Author Brad Herzog will be speaking about his most recent book, "My Mantelpiece: A Memoir of Survival and Social Justice" on Sunday, Nov. 2, at 1 p.m. at the JCC auditorium. This program is brought to the community by the Jewish Community Relations Council of the Jewish Federation of Greater Orlando.

"My Mantelpiece" is a memoir co-authored by Brad Herzog and Carolyn Goodman, a civil rights activist and the mother of Andrew Goodman, who along with James Chaney and Michael Schwermer, traveled to Mississippi in the summer of 1964 to participate in protests and register black voters. The three were murdered by the Ku Klux Klan, which became a historically galvanizing moment for the civil rights movement and was the subject of the 1988 movie "Mississippi Burning."

Herzog had been interviewing Goodman since 1996 when she read an article he had written about her for their mutual alumni magazine from Cornell University. She continued to share her story with Herzog until 2007, when she passed away at the age of 91. Goodman's son David asked Herzog to write the book, and he decided to time its publishing with the anniversary of the Freedom Summer. The forward is written by Maya Angelou, and represents her last written words.
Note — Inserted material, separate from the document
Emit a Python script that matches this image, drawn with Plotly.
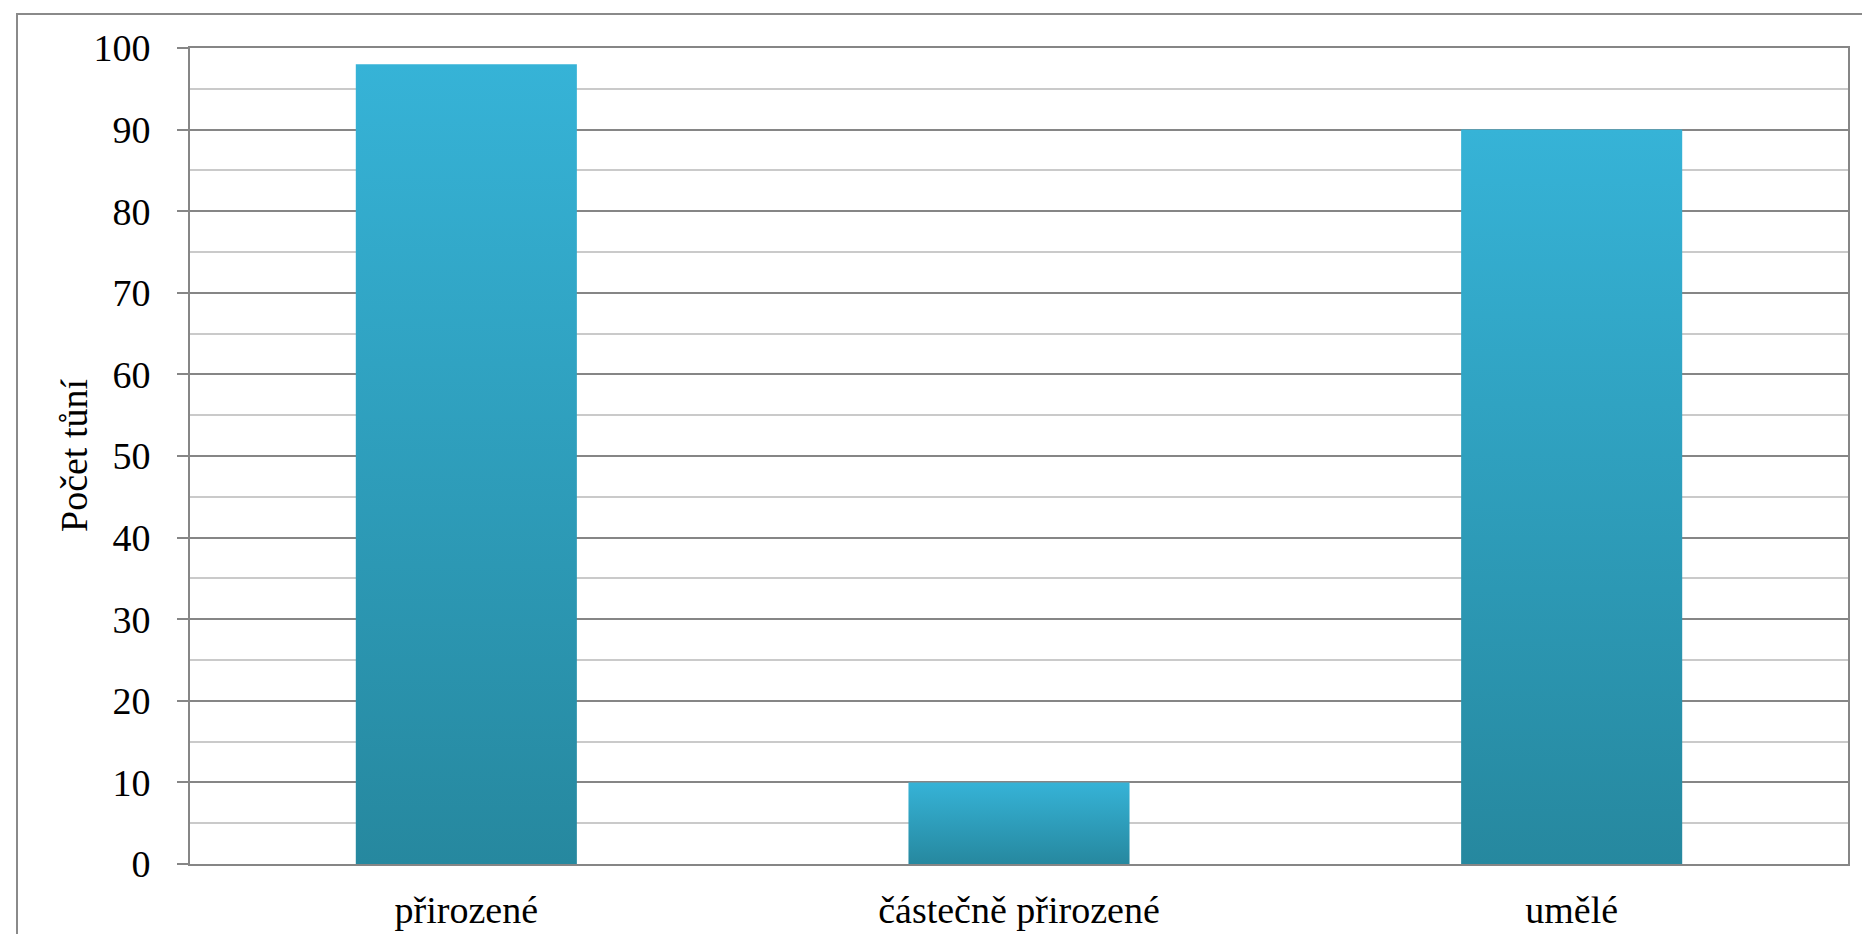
import plotly.graph_objects as go

categories = ["přirozené", "částečně přirozené", "umělé"]
values = [98, 10, 90]
y_ticks = [0, 10, 20, 30, 40, 50, 60, 70, 80, 90, 100]
y_title = "Počet tůní"

BAR_HALF = 0.2
LIGHT = "#36b3d7"
DARK = "#26889f"
FONT = "Liberation Serif, Times New Roman, serif"
FS = 38

fig = go.Figure()
for i, (cat, v) in enumerate(zip(categories, values)):
    xs = [i - BAR_HALF, i + BAR_HALF, i + BAR_HALF, i - BAR_HALF, i - BAR_HALF]
    ys = [0, 0, v, v, 0]
    fig.add_trace(go.Scatter(
        x=xs, y=ys, mode="lines", fill="toself",
        line=dict(width=0, color=DARK),
        fillgradient=dict(type="vertical", colorscale=[[0, DARK], [1, LIGHT]],
                          start=0, stop=v),
        name=cat, showlegend=False, hoverinfo="skip",
    ))

W, H = 1870, 934
L, R, T, B = 182, 30, 40, 78
pw, ph = W - L - R, H - T - B

fig.update_layout(
    width=W, height=H,
    margin=dict(l=L, r=R, t=T, b=B, autoexpand=False),
    paper_bgcolor="white", plot_bgcolor="white",
    font=dict(family=FONT, size=FS, color="black"),
    showlegend=False,
    xaxis=dict(
        range=[-0.5, 2.5], tickmode="array", tickvals=list(range(len(categories))),
        ticktext=categories, showgrid=False, zeroline=False,
        showline=True, linecolor="#868686", linewidth=2, mirror=True,
        ticks="", ticklabelstandoff=11, fixedrange=True,
    ),
    yaxis=dict(
        range=[0, 100], tickmode="array", tickvals=y_ticks,
        showgrid=True, gridcolor="#868686", gridwidth=2,
        zeroline=False, showline=True, linecolor="#868686", linewidth=2, mirror=True,
        ticks="outside", ticklen=11, tickwidth=2, tickcolor="#868686",
        ticklabelstandoff=19,
        minor=dict(dtick=5, showgrid=True, gridcolor="#cacaca", gridwidth=2, ticks=""),
        automargin=False,
    ),
)

fig.add_annotation(text=y_title, xref="paper", yref="paper",
                   x=(66 - L) / pw, y=0.5, xanchor="center", yanchor="middle",
                   textangle=-90, showarrow=False, font=dict(family=FONT, size=FS, color="black"))

# outer chart border
x0 = (9 - L) / pw
x1 = (1869 - L) / pw
y1 = (H - B - 6) / ph
y0 = (H - B - 945) / ph
fig.add_shape(type="rect", xref="paper", yref="paper", x0=x0, x1=x1, y0=y0, y1=y1,
              line=dict(color="#8a8a8a", width=2), fillcolor="rgba(0,0,0,0)", layer="below")

fig.write_html("out.html")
About the book, Herzog says, "It is written in the first person, these are her words. I spent many hours interviewing her and she spoke lyrically and metaphorically. I got to know her voice and her personality."

The book includes poems and letters written by Goodman. She was a passionate activist all her life, and after Andrew's death, "she devoted the rest of her life to perpetuating his spirit, so that he would not have died in vain," says Herzog. 
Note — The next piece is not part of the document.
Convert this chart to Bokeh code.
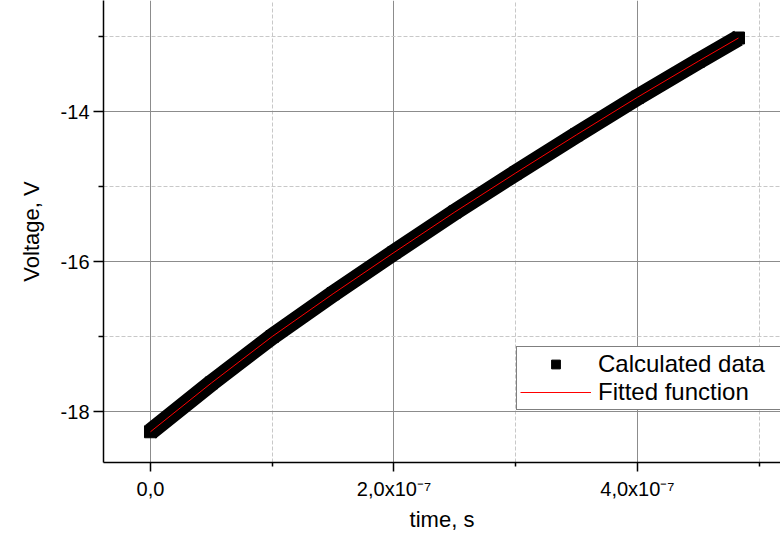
from bokeh.plotting import figure
from bokeh.models import FixedTicker, Range1d, Legend, LegendItem
from bokeh.embed import file_html
from bokeh.resources import INLINE

# --- data ---
t_data = [0.0, 0.5e-7, 1.0e-7, 1.5e-7, 2.0e-7, 2.5e-7, 3.0e-7, 3.5e-7, 4.0e-7, 4.5e-7, 4.83e-7]
v_data = [-18.27, -17.62, -17.00, -16.43, -15.88, -15.34, -14.82, -14.31, -13.81, -13.33, -13.02]

t_fit = [0.0, 0.5e-7, 1.0e-7, 1.5e-7, 2.0e-7, 2.5e-7, 3.0e-7, 3.5e-7, 4.0e-7, 4.5e-7, 4.83e-7]
v_fit = [-18.27, -17.62, -17.00, -16.43, -15.88, -15.34, -14.82, -14.31, -13.81, -13.33, -13.02]

x_ticks = [0.0, 2e-7, 4e-7]
x_tick_labels = ["0,0", "2,0x10\u207b\u2077", "4,0x10\u207b\u2077"]
x_minor = [1e-7, 3e-7, 5e-7]
y_ticks = [-18, -16, -14]
y_tick_labels = ["-18", "-16", "-14"]
y_minor = [-17, -15, -13]

FONT = "Liberation Sans"

p = figure(width=780, height=535, output_backend="svg", toolbar_location=None,
           x_range=Range1d(-3.86e-8, 5.175e-7), y_range=Range1d(-18.68, -12.52),
           min_border_left=103, min_border_right=0, min_border_top=0, min_border_bottom=73)
p.outline_line_color = None
p.background_fill_color = "white"

# band of calculated data
p.line(t_data, v_data, line_color="black", line_width=17, line_join="round")
calc = p.scatter(t_data, v_data, marker="square", size=12, fill_color="black", line_color="black")
fit = p.line(t_fit, v_fit, line_color="#ff0000", line_width=1)

# axes
for ax in (p.xaxis[0], p.yaxis[0]):
    ax.axis_line_color = "black"
    ax.axis_line_width = 1.5
    ax.major_tick_line_color = "black"
    ax.major_tick_line_width = 1.5
    ax.minor_tick_line_color = "black"
    ax.minor_tick_line_width = 1.5
    ax.major_tick_in = 0
    ax.minor_tick_in = 0
    ax.major_label_text_font = FONT
    ax.major_label_text_font_size = "20px"
    ax.major_label_text_color = "black"
    ax.axis_label_text_font = FONT
    ax.axis_label_text_font_size = "22px"
    ax.axis_label_text_font_style = "normal"
    ax.axis_label_text_color = "black"

p.xaxis.ticker = FixedTicker(ticks=x_ticks, minor_ticks=x_minor)
p.yaxis.ticker = FixedTicker(ticks=y_ticks, minor_ticks=y_minor)
p.xaxis.major_label_overrides = dict(zip(x_ticks, x_tick_labels))
p.yaxis.major_label_overrides = dict(zip(y_ticks, y_tick_labels))
p.xaxis.major_tick_out = 9
p.xaxis.minor_tick_out = 4
p.yaxis.major_tick_out = 10
p.yaxis.minor_tick_out = 5
p.xaxis.major_label_standoff = 6
p.yaxis.major_label_standoff = 4
p.xaxis.axis_label = "time, s"
p.yaxis.axis_label = "Voltage, V"
p.xaxis.axis_label_standoff = 4
p.yaxis.axis_label_standoff = 14

# grids
for g in (p.xgrid[0], p.ygrid[0]):
    g.grid_line_color = "#8c8c8c"
    g.grid_line_width = 1
    g.minor_grid_line_color = "#c8c8c8"
    g.minor_grid_line_dash = "4 2"
    g.minor_grid_line_width = 1

legend = Legend(items=[LegendItem(label="Calculated data", renderers=[calc]),
                       LegendItem(label="Fitted function", renderers=[fit])],
                location=(413, 52), padding=3, spacing=0, margin=0,
                glyph_width=71, glyph_height=22, label_height=22,
                label_width=200, label_standoff=7,
                label_text_font=FONT, label_text_font_size="24px",
                label_text_color="black", label_text_line_height=1.0,
                border_line_color="black", border_line_width=1,
                background_fill_color="white", background_fill_alpha=1.0)
p.add_layout(legend)

open("out.html", "w").write(file_html(p, INLINE))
In order to carry out this work in her son's memory, she and her husband started the Andrew Goodman Foundation, which focuses on youth activism as well as civil and voting rights. The proceeds from the book will go to the Foundation.
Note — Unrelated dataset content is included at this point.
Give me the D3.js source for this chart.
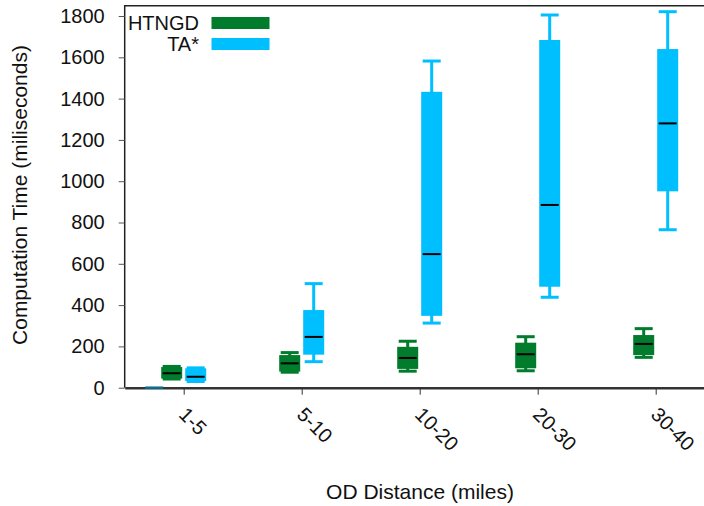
<!DOCTYPE html>
<html>
<head>
<meta charset="utf-8">
<script src="https://cdn.jsdelivr.net/npm/d3@7"></script>
<style>
  html, body { margin: 0; padding: 0; background: #fff; }
  svg { display: block; font-family: "Liberation Sans", Arial, Helvetica, sans-serif; }
</style>
</head>
<body>
<svg id="chart" width="704" height="506"></svg>
<script>
// ---- Data ------------------------------------------------------------------
// each box: [min, q1, median, q3, max]
var categories = ['1-5', '5-10', '10-20', '20-30', '30-40'];
var htngdBoxes = [
  [42, 44, 70, 100, 103],
  [75, 78, 118, 158, 170],
  [80, 91, 144, 198, 225],
  [82, 94, 162, 218, 247],
  [147, 158, 212, 255, 286]
];
var taBoxes = [
  [30, 32, 53, 94, 96],
  [126, 160, 246, 376, 504],
  [313, 348, 647, 1433, 1582],
  [438, 489, 885, 1684, 1805],
  [765, 951, 1280, 1640, 1821]
];
var yTicks = [0, 200, 400, 600, 800, 1000, 1200, 1400, 1600, 1800];
// stray zero-height mark sitting on the axis left of the first group
var strayMarks = [{ pos: -0.25, value: 0 }];

var series = [
  { name: 'HTNGD', color: '#007c2c', boxes: htngdBoxes, offset: -12 },
  { name: 'TA*',   color: '#00bfff', boxes: taBoxes,    offset: 12 }
];

// ---- Layout ----------------------------------------------------------------
var svg = d3.select('#chart');
var plotLeft = 124.7, plotTop = 5.7, plotBottom = 387.7, plotRight = 714.7;
var boxW = 21, capW = 18, fontSize = 20, titleSize = 21;

var x = d3.scaleLinear().domain([-0.5, 4.5]).range([plotLeft, plotRight]);
var y = d3.scaleLinear().domain([0, 1850]).range([plotBottom, plotTop]);

// frame (top + left); right side falls outside the picture
svg.append('path')
  .attr('d', 'M' + plotLeft + ',' + plotBottom + 'V' + plotTop + 'H' + plotRight)
  .attr('fill', 'none').attr('stroke', '#222').attr('stroke-width', 1.5);

// y axis
var yAxis = d3.axisLeft(y).tickValues(yTicks).tickFormat(d3.format('d'))
  .tickSize(6).tickPadding(14).tickSizeOuter(0);
var gy = svg.append('g').attr('transform', 'translate(' + plotLeft + ',0)').call(yAxis);
gy.select('.domain').remove();
gy.selectAll('line').attr('stroke', '#555');
gy.selectAll('text').attr('font-size', fontSize).attr('fill', '#111')
  .attr('font-family', '"Liberation Sans", Arial, sans-serif');

// x axis
var xAxis = d3.axisBottom(x).tickValues(d3.range(categories.length))
  .tickFormat(function(i) { return categories[i]; }).tickSize(7).tickSizeOuter(0);
var gx = svg.append('g').attr('transform', 'translate(0,' + plotBottom + ')').call(xAxis);
gx.select('.domain').attr('stroke', '#333').attr('stroke-width', 2.5);
gx.selectAll('line').attr('stroke', '#333');
gx.selectAll('text')
  .attr('font-size', fontSize).attr('fill', '#111')
  .attr('font-family', '"Liberation Sans", Arial, sans-serif')
  .attr('text-anchor', 'start')
  .attr('dy', null).attr('y', null)
  .attr('transform', 'translate(0,26) rotate(45)')
  .attr('dx', '-0.15em').attr('dy', '0.3em');

// ---- Boxes -----------------------------------------------------------------
series.forEach(function(s) {
  var g = svg.append('g').attr('class', 'series');
  s.boxes.forEach(function(b, i) {
    var cx = x(i) + s.offset;
    // whisker
    g.append('line')
      .attr('x1', cx).attr('x2', cx).attr('y1', y(b[4])).attr('y2', y(b[0]))
      .attr('stroke', s.color).attr('stroke-width', 3);
    // caps
    [b[0], b[4]].forEach(function(v) {
      g.append('line')
        .attr('x1', cx - capW / 2).attr('x2', cx + capW / 2)
        .attr('y1', y(v)).attr('y2', y(v))
        .attr('stroke', s.color).attr('stroke-width', 3);
    });
    // box
    g.append('rect')
      .attr('x', cx - boxW / 2).attr('width', boxW)
      .attr('y', y(b[3])).attr('height', y(b[1]) - y(b[3]))
      .attr('fill', s.color);
    // median
    g.append('line')
      .attr('x1', cx - capW / 2).attr('x2', cx + capW / 2)
      .attr('y1', y(b[2])).attr('y2', y(b[2]))
      .attr('stroke', '#000').attr('stroke-width', 2);
  });
});

strayMarks.forEach(function(m) {
  var cx = x(m.pos);
  svg.append('line')
    .attr('x1', cx - capW / 2).attr('x2', cx + capW / 2)
    .attr('y1', y(m.value)).attr('y2', y(m.value))
    .attr('stroke', '#0b6d8e').attr('stroke-width', 2.5);
});

// ---- Legend ----------------------------------------------------------------
series.forEach(function(s, i) {
  var ly = 23 + i * 21;
  svg.append('text')
    .attr('x', 199).attr('y', ly + 7)
    .attr('text-anchor', 'end').attr('font-size', fontSize).attr('fill', '#111')
    .text(s.name);
  svg.append('rect')
    .attr('x', 211.5).attr('y', ly - 6).attr('width', 58).attr('height', 12)
    .attr('fill', s.color);
});

// ---- Axis titles -----------------------------------------------------------
svg.append('text')
  .attr('transform', 'translate(27,195) rotate(-90)')
  .attr('text-anchor', 'middle').attr('font-size', titleSize).attr('fill', '#111')
  .text('Computation Time (miliseconds)');
svg.append('text')
  .attr('x', 420).attr('y', 499)
  .attr('text-anchor', 'middle').attr('font-size', titleSize).attr('fill', '#111')
  .text('OD Distance (miles)');
</script>
</body>
</html>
Brad Herzog is the author of over 30 books for children and five books for adults, which include three critically acclaimed travel memoirs about his travels through small-town America. Herzog is a freelance magazine writer, who has been honored several times by the Council for Advancement and Support of Education (CASE). Herzog was a finalist for Best Books 2009 and won a Mom's Choice Award for his children's book, "S is for Save the Planet." Herzog will be spending Nov. 3 and 4 at the Jewish Academy of Orlando doing presentations and class readings. He will guide the 4th-8th grade students through the process of creating one of his "ABC" books about the Jewish Academy of Orlando.

The Grits and Bagels program, featuring Brad Herzog, will be held Sunday, Nov. 2 at 1 pm in the auditorium of the JCC. Admission is free but RSVP is requested. The program is hosted by the Jewish Community Relations Council of the Jewish Federation of Greater Orlando and is sponsored in part by The Florida Humanities Council and Landry's Restaurants.